DIRECTIVE
Leave the pictures out and quote every line from the start of the listing to the line with "import seaborn as sns", inclusive.

PROVIDED RECORDS
#####

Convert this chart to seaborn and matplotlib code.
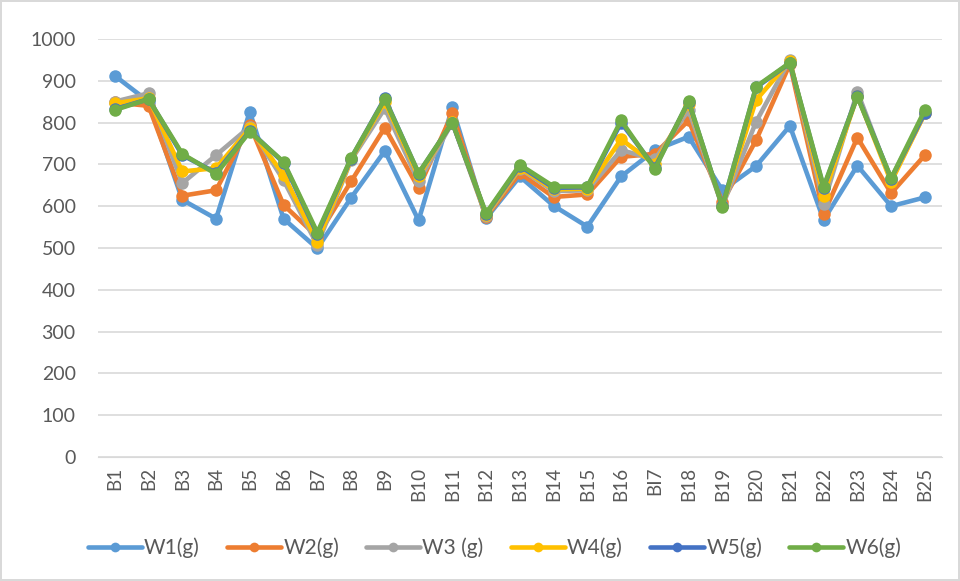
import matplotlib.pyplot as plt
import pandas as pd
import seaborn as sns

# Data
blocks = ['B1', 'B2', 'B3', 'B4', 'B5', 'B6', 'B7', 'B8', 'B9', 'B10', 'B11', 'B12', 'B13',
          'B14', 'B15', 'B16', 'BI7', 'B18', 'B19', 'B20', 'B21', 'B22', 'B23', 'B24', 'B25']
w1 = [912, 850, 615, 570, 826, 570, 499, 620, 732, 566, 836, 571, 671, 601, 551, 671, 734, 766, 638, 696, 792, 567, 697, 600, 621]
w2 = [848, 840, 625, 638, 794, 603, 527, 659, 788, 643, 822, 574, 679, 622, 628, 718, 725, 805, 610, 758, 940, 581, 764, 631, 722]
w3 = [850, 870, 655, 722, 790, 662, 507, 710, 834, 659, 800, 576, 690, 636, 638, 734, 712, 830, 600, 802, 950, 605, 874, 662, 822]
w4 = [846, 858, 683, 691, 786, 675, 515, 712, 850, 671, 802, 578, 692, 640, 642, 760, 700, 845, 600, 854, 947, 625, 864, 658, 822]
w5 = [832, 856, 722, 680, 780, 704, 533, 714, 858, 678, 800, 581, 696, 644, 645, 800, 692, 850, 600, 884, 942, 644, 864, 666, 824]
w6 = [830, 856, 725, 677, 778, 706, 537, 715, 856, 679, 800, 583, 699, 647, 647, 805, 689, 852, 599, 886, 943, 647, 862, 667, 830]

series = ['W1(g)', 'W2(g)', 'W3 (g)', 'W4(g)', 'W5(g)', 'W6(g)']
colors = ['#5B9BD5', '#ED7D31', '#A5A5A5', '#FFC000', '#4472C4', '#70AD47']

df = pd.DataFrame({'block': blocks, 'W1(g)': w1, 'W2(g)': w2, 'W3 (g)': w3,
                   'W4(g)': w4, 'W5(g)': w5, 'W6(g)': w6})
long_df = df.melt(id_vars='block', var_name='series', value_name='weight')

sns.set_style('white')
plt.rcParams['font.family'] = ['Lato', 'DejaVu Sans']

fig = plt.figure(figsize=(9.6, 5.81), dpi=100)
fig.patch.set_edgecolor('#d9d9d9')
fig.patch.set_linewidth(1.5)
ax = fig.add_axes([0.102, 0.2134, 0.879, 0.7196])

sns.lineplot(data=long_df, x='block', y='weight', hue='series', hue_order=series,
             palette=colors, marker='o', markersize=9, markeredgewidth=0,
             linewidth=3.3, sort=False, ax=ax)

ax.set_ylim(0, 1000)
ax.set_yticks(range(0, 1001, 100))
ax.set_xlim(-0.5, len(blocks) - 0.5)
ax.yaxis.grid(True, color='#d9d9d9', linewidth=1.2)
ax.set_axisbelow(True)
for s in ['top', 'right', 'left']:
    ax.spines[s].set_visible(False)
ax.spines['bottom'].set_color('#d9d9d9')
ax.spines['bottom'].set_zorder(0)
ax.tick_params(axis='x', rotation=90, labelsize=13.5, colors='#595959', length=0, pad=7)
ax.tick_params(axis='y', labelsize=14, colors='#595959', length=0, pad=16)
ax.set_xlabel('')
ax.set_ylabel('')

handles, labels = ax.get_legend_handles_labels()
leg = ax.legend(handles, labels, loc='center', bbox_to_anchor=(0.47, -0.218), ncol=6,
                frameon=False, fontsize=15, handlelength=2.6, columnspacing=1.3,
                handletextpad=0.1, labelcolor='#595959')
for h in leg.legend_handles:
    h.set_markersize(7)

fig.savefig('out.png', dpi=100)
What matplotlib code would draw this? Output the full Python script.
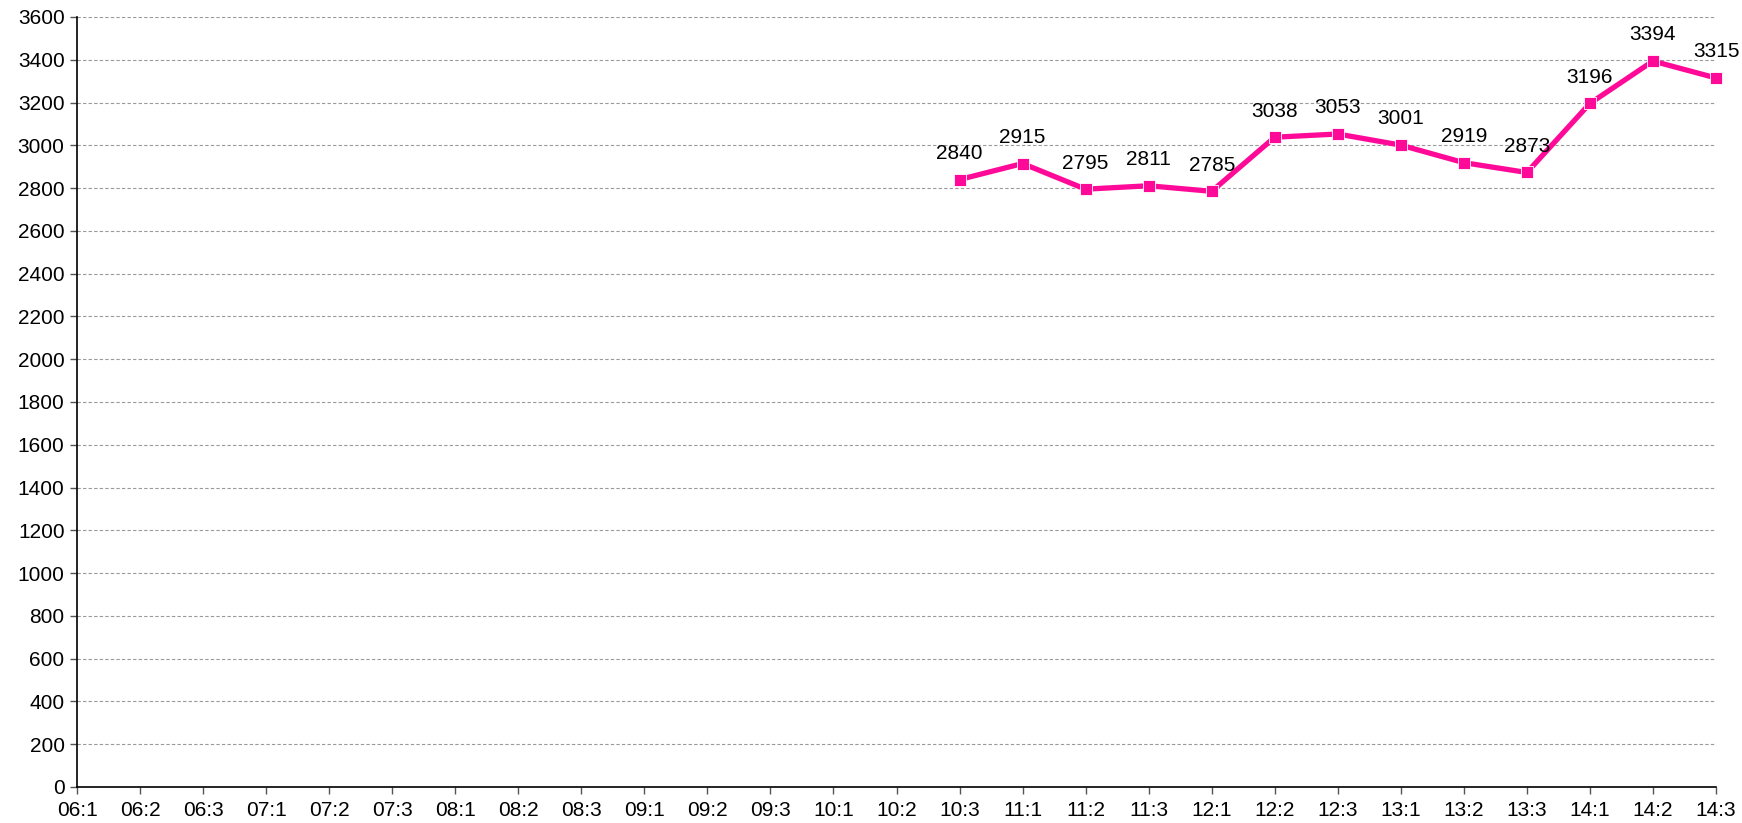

#####

OUTPUT OF THE TASK
Convert this chart to seaborn and matplotlib code.
import matplotlib.pyplot as plt
import pandas as pd
import seaborn as sns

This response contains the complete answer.